Stoltenberg and Statoil officials said no one could confirm how many of the remaining 13 were actually being held hostage, and by Thursday morning Statoil was reporting that nine of its Norwegian employees were among those being held by the attackers. As many as 40 other employees at the gas production facility from several nations were also believed to be involved in the hostage crisis. Irish authorities confirmed that a man holding an Irish passport was taken hostage and a Japanese company said several of their employees were seized as well.

Algerian media reported that the Islamists were occupying the residential area of the plant where workers live and that they were heavily armed. They are surrounded by the Algerian army, with Algerian military helicopters reportedly hovering overhead.

The In Amenas gas production plant is in the Sahara Desert in southeastern Algeria. PHOTO: Statoil/Kjetil Alsvik

The In Amenas gas production plant is in the Sahara Desert in southeastern Algeria. PHOTO: Statoil/Kjetil Alsvik

Stoltenberg said he couldn’t speculate on the reasons for the attack or what the attackers were demanding. “We were informed about this early today and have since worked to secure the hostages and take care of their families,” Stoltenberg said.

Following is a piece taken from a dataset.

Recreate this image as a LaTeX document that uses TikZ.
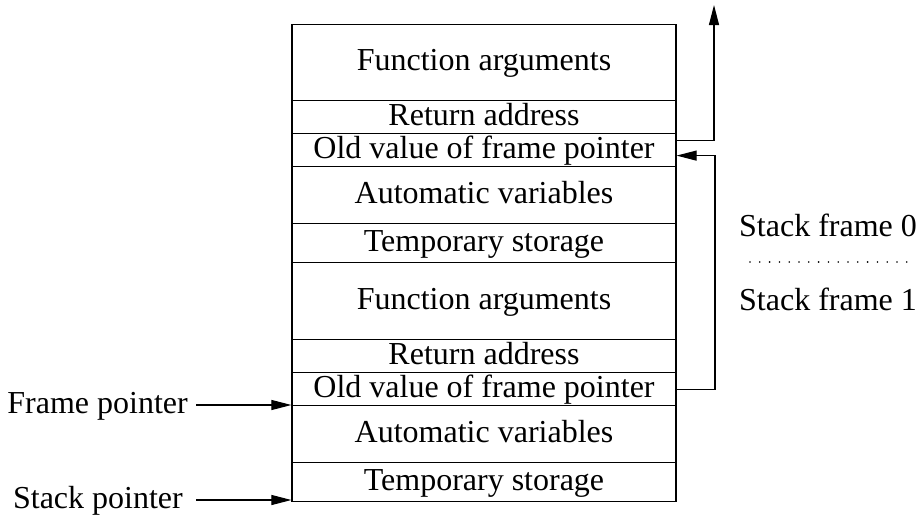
\documentclass[tikz,border=0pt]{standalone}
\usepackage{fontspec}
\setmainfont{Liberation Serif}
\usetikzlibrary{arrows.meta}

\begin{document}
\begin{tikzpicture}[x=1pt, y=-1pt,
  font=\fontsize{32pt}{38pt}\selectfont,
  slot/.style={draw, line width=1.2pt, minimum width=384pt, inner sep=0pt,
               text height=22pt, text depth=6pt, anchor=north},
  caption/.style={inner sep=0pt, text height=22pt, text depth=6pt},
  ptr/.style={line width=1.1pt, -{Triangle[length=20pt,width=10pt]}}]

  \useasboundingbox (0,0) rectangle (919,515);

  % stack frame 0
  \node[slot, minimum height=76pt] (fa0) at (484,24)  {Function arguments};
  \node[slot, minimum height=33pt] (ra0) at (484,100) {Return address};
  \node[slot, minimum height=33pt] (ov0) at (484,133) {Old value of frame pointer};
  \node[slot, minimum height=57pt] (av0) at (484,166) {Automatic variables};
  \node[slot, minimum height=39pt] (ts0) at (484,223) {Temporary storage};
  % stack frame 1
  \node[slot, minimum height=77pt] (fa1) at (484,262) {Function arguments};
  \node[slot, minimum height=33pt] (ra1) at (484,339) {Return address};
  \node[slot, minimum height=33pt] (ov1) at (484,372) {Old value of frame pointer};
  \node[slot, minimum height=57pt] (av1) at (484,405) {Automatic variables};
  \node[slot, minimum height=39pt] (ts1) at (484,462) {Temporary storage};

  % pointers on the left
  \node[caption, anchor=east] (fp) at (188,405) {Frame pointer};
  \node[caption, anchor=east] (sp) at (183,500) {Stack pointer};
  \draw[ptr] ([xshift=8pt]fp.east) -- (fp.east -| ov1.south west);
  \draw[ptr] ([xshift=13pt]sp.east) -- (sp.east -| ts1.south west);

  % chain of saved frame pointers
  \coordinate (out0) at ([yshift=9.5pt]ov0.east);
  \coordinate (in0)  at ([yshift=-5.5pt]ov0.east);
  \coordinate (up)   at (714,5);
  \coordinate (rail) at (715,0);
  \draw[ptr] (out0) -| (up);
  \draw[ptr] (ov1.east) -- (ov1.east -| rail) -- (in0 -| rail) -- (in0);

  % frame labels
  \node[caption] (sf0) at (828,228) {Stack frame 0};
  \node[caption] (sf1) at (828,302) {Stack frame 1};
  \coordinate (dl) at (750,262);
  \coordinate (dr) at (907,262);
  \draw[line width=1.8pt, line cap=round, dash pattern=on 0pt off 9.8pt] (dl) -- (dr);
\end{tikzpicture}
\end{document}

International news bureaus have reported that the Islamists are from Mali, where they’re trying to gain control of the country. They’re reportedly angry with Algeria for allowing French military forces sent to resist the Islamist offensive to use Algerian air space, and are demanding the release of 100 of their members held in Algerian prisons. Algerian authorities reportedly have rejected the demand.

Stoltenberg said his government had set up a crisis team that included former Foreign Minister Jonas Gahr Støre, now health minister, and several other ministries. Defense Minister Grete Faremo, who had just arrived in Dublin for meetings, was recalled to Oslo and flew back immediately as did several other key government and Statoil officials including Statoil chief executive Helge Lund.

“We have also sent a team to help support the staff at (Norway’s) embassy in Algeria,” Stoltenberg said. “Right now we can’t go into detail about what other measures are being taken.”

He called the hostage situation as “one of the most serious” Norway has ever been involved in. “I can’t remember another situation like this,” Stoltenberg said. It was unclear whether the attacks, which were said to occur at various places around the In Amenas gas project, was also directed at Norway. Statoil is a partner in the project along with BP of the UK and Sonatrach, the Algerian state energy company.

A Statoil spokesman said the terrorists managed to take control of the gas plant “rather quickly.” They are familiar with the desert area where the plant is located and have what may be called a home turf advantage.

A former Statoil official and expert on North Africa called the situation “very dramatic and dangerous.” Stoltenberg was clear on one point: “Our job now is to get our fellow Norwegians safely home and that no lives are lost.”